E chega-se ao dilema fatal: a escrita libertária, a escrita que compõe as palavras tabu irrompendo contra a báscula implacável do pudor que as silencia, não é acto de coragem. É o perfume indelével da impostura. Essas palavras só são entoadas na mudez do papel onde se desalinham. Não são palavras ditas com o sabor da viva voz. Escondem as dores de parto na impessoalidade de um papel que deixa de ser uma folha branca por causa das desassisadas palavras ali confiscadas.

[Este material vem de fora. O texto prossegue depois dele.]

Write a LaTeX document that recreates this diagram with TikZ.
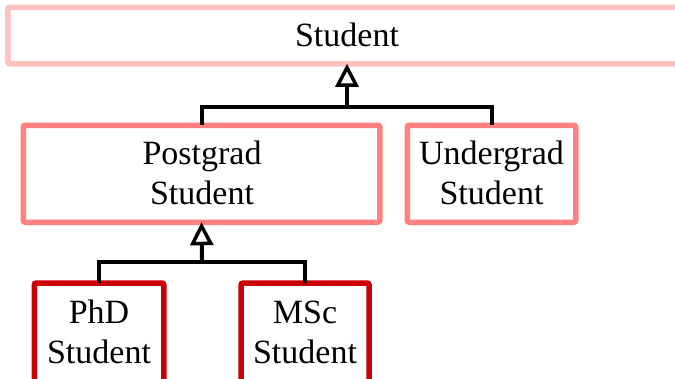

Há certas palavras, daquelas palavras que em nós se fazem palavras-tabu, que têm pessoas para as escutar. Refugiamo-nos na inércia do silêncio. Ou, talvez pior, só se destapa a coragem, a falaciosa coragem, de as coreografar através da escrita. Somos prisioneiros da palavra escrita e devedores da palavra dita. Neste dilema que sangra por dentro, quem as devia escutar é credor da nossa indulgência e penhor da nossa impostura. E não conta estarmos convencidos que há silêncios que entronizam a cumplicidade, esses silêncios valendo mais do que um milhar de palavras, simples ou arrevesadas, em pose poética ou em forma de prosa. Engolimos essas palavras num silêncio que nos atira para o precipício da insensibilidade. E não, não conta o fermento dessa sensibilidade levedado na poética que se congemina.
As palavras que são tabu: deixam de ser sentidas, ou deixa de fazer sentido desgastá-las de tanto as dizer?